··· DATA LISTING ···

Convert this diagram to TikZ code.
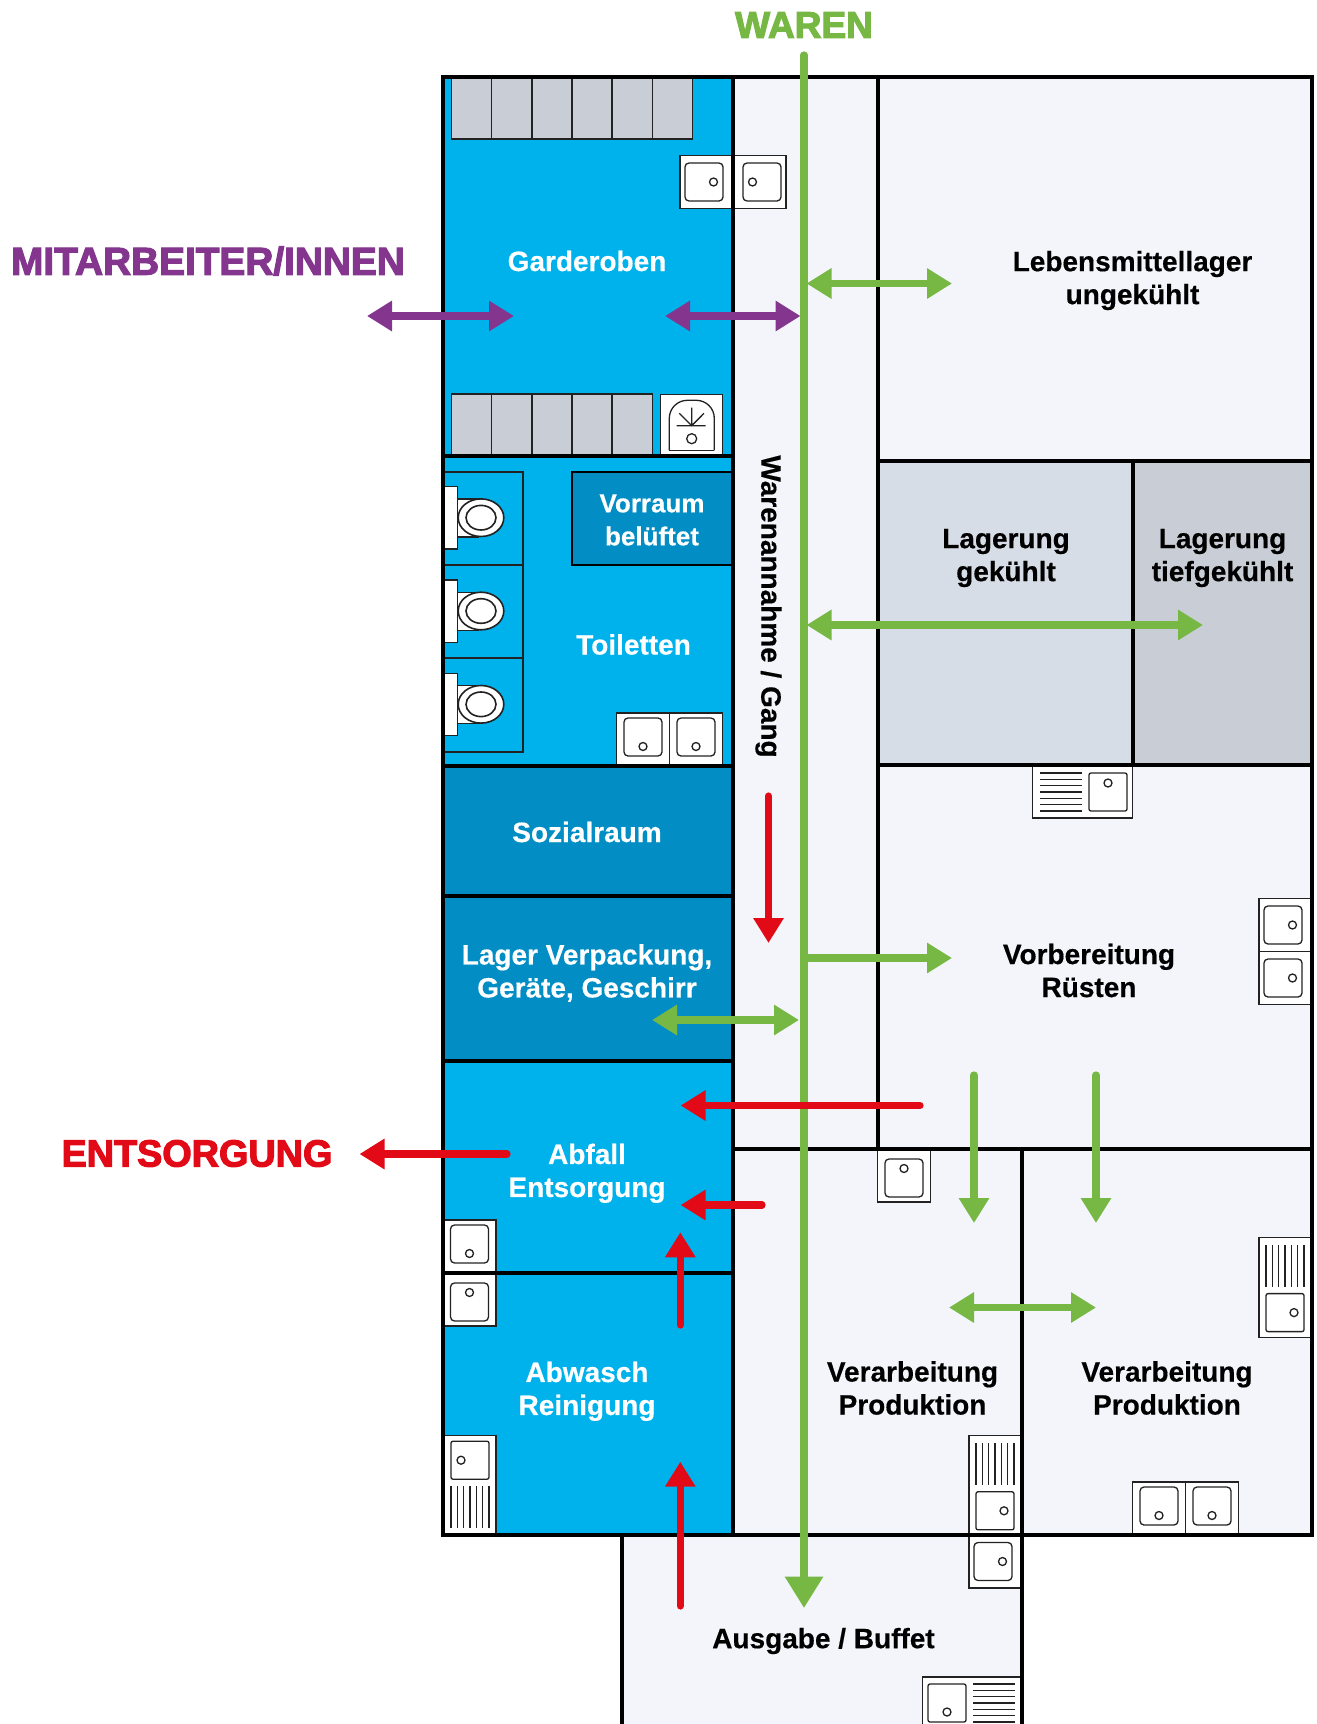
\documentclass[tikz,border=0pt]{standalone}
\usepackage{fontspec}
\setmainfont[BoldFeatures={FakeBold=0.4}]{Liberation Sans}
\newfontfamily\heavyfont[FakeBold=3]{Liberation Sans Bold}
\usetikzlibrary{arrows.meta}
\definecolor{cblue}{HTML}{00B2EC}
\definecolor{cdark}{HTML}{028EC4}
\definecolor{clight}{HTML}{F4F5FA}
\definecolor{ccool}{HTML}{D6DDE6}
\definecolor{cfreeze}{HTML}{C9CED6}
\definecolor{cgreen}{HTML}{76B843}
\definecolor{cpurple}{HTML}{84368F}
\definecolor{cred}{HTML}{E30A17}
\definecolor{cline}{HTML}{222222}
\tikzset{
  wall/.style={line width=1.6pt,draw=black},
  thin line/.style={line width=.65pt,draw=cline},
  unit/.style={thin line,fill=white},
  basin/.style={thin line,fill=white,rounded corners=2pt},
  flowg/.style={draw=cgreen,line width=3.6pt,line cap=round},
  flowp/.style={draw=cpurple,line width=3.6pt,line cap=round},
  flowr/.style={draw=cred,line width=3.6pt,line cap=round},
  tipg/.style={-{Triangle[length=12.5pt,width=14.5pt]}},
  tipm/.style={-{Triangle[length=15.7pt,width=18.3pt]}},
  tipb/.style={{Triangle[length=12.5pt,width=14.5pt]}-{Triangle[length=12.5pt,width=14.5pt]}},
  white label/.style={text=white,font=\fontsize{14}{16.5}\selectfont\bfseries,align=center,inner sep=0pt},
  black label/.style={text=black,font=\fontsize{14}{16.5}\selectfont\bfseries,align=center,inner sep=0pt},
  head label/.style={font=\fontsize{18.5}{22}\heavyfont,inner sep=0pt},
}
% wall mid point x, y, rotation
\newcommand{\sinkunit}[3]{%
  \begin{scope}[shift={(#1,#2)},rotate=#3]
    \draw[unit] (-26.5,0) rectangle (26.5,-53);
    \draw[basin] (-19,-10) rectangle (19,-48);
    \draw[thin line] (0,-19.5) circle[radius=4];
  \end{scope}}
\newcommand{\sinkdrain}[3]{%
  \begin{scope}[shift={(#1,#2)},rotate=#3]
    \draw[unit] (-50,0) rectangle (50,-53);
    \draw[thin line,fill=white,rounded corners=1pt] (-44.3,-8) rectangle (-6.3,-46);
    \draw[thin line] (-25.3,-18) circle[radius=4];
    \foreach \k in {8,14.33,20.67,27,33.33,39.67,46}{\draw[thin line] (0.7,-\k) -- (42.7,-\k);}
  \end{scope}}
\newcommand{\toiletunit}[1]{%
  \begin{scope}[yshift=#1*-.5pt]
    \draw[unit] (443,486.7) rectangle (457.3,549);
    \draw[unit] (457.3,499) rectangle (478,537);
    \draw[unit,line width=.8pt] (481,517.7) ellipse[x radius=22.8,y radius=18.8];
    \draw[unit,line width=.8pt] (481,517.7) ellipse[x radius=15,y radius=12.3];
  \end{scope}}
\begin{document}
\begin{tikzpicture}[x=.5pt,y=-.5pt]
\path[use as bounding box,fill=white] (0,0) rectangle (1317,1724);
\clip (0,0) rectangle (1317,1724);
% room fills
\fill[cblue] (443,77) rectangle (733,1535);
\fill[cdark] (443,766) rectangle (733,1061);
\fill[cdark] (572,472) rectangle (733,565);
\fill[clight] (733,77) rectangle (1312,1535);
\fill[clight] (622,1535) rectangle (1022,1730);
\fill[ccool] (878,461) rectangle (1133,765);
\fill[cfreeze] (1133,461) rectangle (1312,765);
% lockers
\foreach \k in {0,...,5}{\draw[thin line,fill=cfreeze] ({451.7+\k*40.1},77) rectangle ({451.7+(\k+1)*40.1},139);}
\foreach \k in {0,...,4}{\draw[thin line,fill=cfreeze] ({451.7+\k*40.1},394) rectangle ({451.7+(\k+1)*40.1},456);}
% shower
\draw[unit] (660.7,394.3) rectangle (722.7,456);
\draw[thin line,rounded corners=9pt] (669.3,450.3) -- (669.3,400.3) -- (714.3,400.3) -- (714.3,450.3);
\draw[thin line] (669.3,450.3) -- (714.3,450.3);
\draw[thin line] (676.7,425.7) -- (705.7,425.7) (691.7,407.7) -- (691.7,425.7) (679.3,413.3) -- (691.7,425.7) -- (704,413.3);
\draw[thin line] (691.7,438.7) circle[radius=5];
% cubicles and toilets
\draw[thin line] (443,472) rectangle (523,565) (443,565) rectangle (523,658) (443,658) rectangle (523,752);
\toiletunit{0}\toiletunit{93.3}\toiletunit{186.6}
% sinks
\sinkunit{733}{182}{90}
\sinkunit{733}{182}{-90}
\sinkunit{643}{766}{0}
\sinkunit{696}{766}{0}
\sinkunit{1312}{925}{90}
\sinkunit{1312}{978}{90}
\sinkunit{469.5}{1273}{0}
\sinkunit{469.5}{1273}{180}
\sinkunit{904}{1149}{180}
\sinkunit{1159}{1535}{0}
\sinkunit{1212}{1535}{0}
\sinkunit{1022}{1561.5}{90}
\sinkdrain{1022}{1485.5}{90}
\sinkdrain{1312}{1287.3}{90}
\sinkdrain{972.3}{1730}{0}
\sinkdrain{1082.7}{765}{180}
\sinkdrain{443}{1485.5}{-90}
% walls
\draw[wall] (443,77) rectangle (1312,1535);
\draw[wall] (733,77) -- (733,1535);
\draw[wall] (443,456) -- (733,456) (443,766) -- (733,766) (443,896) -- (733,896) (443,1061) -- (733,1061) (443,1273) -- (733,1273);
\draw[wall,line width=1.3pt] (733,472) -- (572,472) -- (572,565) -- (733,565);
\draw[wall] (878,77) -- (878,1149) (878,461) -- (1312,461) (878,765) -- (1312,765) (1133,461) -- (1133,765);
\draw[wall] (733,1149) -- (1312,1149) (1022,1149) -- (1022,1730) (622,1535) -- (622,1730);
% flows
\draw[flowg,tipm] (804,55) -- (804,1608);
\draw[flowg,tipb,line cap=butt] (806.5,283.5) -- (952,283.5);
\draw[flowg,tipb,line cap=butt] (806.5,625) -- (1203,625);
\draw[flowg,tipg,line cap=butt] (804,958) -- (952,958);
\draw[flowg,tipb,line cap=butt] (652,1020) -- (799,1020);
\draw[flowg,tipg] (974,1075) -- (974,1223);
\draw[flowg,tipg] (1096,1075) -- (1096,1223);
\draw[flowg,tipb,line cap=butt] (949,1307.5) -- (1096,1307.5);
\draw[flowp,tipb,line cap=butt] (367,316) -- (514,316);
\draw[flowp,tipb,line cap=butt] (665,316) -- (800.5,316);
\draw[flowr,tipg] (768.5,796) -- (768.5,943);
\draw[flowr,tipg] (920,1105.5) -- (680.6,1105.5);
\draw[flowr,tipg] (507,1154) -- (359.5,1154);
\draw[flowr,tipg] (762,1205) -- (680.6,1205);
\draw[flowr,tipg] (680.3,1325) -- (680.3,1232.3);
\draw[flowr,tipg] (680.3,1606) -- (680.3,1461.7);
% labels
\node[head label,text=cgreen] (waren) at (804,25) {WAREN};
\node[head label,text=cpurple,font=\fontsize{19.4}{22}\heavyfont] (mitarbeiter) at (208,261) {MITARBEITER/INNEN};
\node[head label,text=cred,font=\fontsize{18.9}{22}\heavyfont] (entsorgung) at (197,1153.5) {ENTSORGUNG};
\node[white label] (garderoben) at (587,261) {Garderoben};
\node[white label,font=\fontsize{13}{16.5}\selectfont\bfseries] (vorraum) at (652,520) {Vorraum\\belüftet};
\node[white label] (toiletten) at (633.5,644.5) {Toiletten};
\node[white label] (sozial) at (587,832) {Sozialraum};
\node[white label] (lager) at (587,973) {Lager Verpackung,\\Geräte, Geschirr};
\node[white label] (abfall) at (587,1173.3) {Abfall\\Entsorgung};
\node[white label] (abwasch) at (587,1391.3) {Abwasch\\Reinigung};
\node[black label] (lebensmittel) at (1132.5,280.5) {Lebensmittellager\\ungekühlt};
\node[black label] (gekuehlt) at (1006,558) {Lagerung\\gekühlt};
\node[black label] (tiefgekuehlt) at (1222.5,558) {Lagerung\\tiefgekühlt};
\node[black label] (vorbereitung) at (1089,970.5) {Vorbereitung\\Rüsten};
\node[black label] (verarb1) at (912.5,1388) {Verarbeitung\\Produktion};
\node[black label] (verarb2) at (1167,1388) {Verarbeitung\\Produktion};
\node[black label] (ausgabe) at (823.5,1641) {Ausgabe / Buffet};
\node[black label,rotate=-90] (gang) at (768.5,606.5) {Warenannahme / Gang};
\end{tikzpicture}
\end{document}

···
··· DATA LISTING ···

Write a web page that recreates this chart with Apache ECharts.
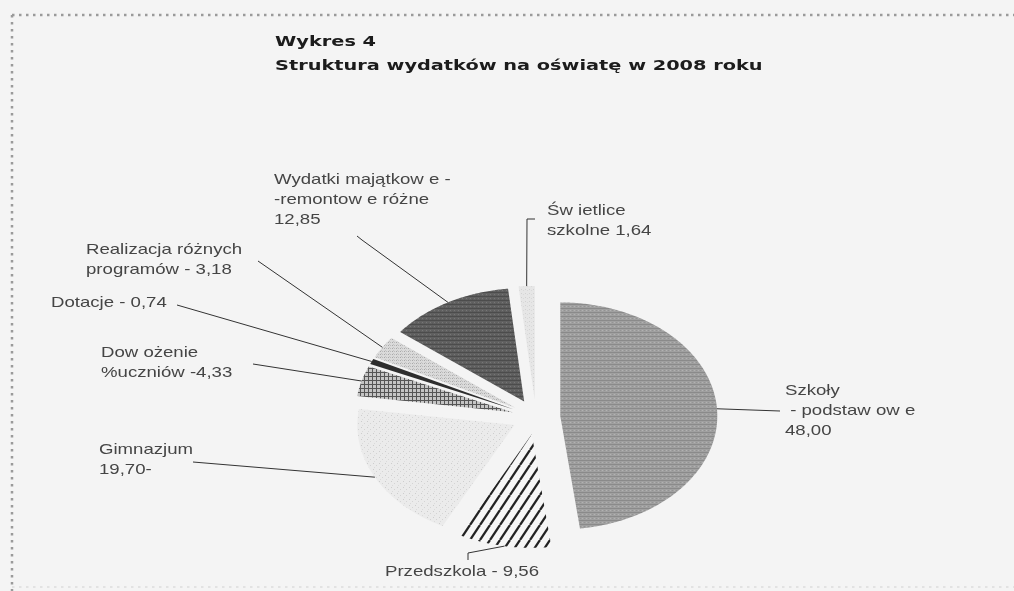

···

• _GIVEN EXERCISE_:
Wherever a line in the data above holds "this", copy that line.

• _THE SOLUTION_:
Convert this diagram to TikZ code.
Write a web page that recreates this chart with Apache ECharts.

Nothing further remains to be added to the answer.